Implications of Limited Supply
The fixed supply of Bitcoin has several important implications:
- Deflationary by Design: Unlike inflationary fiat currencies, Bitcoin is designed to be deflationary. As more bitcoins are lost or become inaccessible, and with the supply capped, the purchasing power of existing bitcoins can theoretically increase over time, assuming demand remains constant or grows.
- Store of Value: This scarcity makes Bitcoin an attractive asset for those seeking a store of value, similar to digital gold. Its limited supply, coupled with increasing adoption, can drive up its price.
- Scarcity Influences Price: The principle of supply and demand dictates that as demand for a scarce asset increases, its price tends to rise.

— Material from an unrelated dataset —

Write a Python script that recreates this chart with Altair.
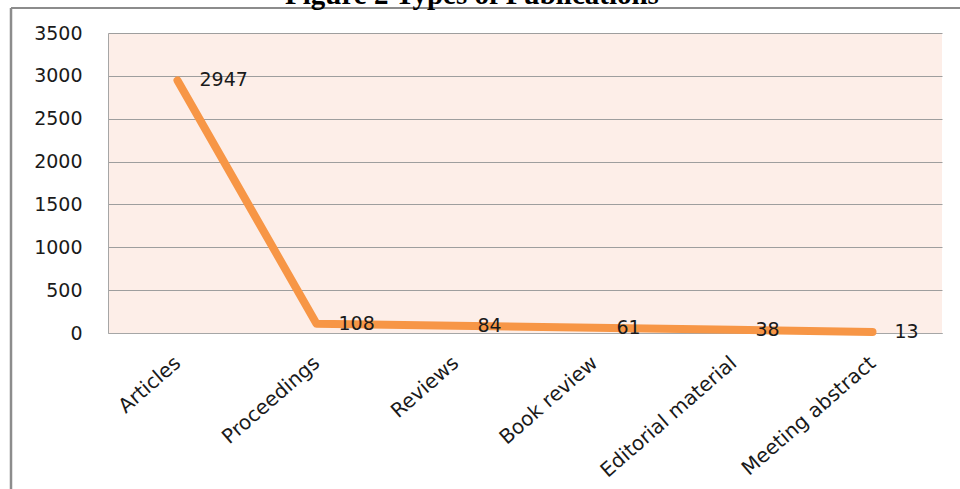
import altair as alt
import pandas as pd

categories = ["Articles", "Proceedings", "Reviews", "Book review", "Editorial material", "Meeting abstract"]
counts = [2947, 108, 84, 61, 38, 13]
title_text = "Figure 2 Types of Publications"
y_ticks = [0, 500, 1000, 1500, 2000, 2500, 3000, 3500]

df = pd.DataFrame({"type": categories, "count": counts})
one = pd.DataFrame({"k": [0]})

FONT = "DejaVu Sans"
PLOT_W, PLOT_H = 834, 300
PAD_L, PAD_T = 108, 33

x_enc = alt.X("type:N", sort=None, scale=alt.Scale(type="point", padding=0.5),
              axis=alt.Axis(title=None, labelAngle=-41, labelAlign="right", labelBaseline="middle",
                            labelPadding=27, ticks=False, domain=True, domainColor="#a6a6a6",
                            labelFont=FONT, labelFontSize=20, labelColor="#1a1a1a", grid=False))
y_enc = alt.Y("count:Q", scale=alt.Scale(domain=[0, 3500], nice=False),
              axis=alt.Axis(title=None, values=y_ticks, format="d", ticks=False, domain=True,
                            domainColor="#a6a6a6", grid=True, gridColor="#9e9e9e", gridWidth=1,
                            labelPadding=26, labelFont=FONT, labelFontSize=19, labelColor="#1a1a1a"))

line = alt.Chart(df).mark_line(color="#F79646", strokeWidth=8, strokeCap="round",
                               strokeJoin="round").encode(x=x_enc, y=y_enc)

labels = alt.Chart(df).mark_text(align="left", baseline="middle", dx=22, dy=0,
                                 font=FONT, fontSize=19, color="#1a1a1a").encode(
    x=alt.X("type:N", sort=None), y="count:Q", text="count:Q")

frame_left = alt.Chart(one).mark_rule(color="#8c8c8c", strokeWidth=2.5).encode(
    x=alt.value(11 - PAD_L), y=alt.value(8 - PAD_T), y2=alt.value(489 - PAD_T + 10))
frame_top = alt.Chart(one).mark_rule(color="#8c8c8c", strokeWidth=2).encode(
    x=alt.value(11 - PAD_L), x2=alt.value(960 - PAD_L + 10), y=alt.value(8 - PAD_T))

title = alt.Chart(one).mark_text(align="center", baseline="alphabetic", font="Liberation Serif",
                                 fontWeight="bold", fontSize=29, color="#000000").encode(
    x=alt.value(472 - PAD_L), y=alt.value(4 - PAD_T), text=alt.value(title_text))

chart = alt.layer(line, labels, frame_left, frame_top, title).properties(
    width=PLOT_W, height=PLOT_H,
    autosize=alt.AutoSizeParams(type="none"),
    padding={"left": PAD_L, "top": PAD_T, "right": 960 - PAD_L - PLOT_W, "bottom": 489 - PAD_T - PLOT_H},
    background="#ffffff",
).configure_view(fill="#fdeee8", stroke=None)

chart.save("out.html", embed_options={"renderer": "svg", "actions": False})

Bitcoin’s finite supply is a major factor contributing to its price volatility and potential for long-term appreciation.
Risks and Considerations
While scarcity is a fundamental strength of Bitcoin, it’s important to acknowledge potential risks. These include regulatory uncertainty, technological vulnerabilities, and the inherent volatility of the cryptocurrency market. Nevertheless, the controlled and predictable issuance schedule of Bitcoin remains a cornerstone of its economic proposition.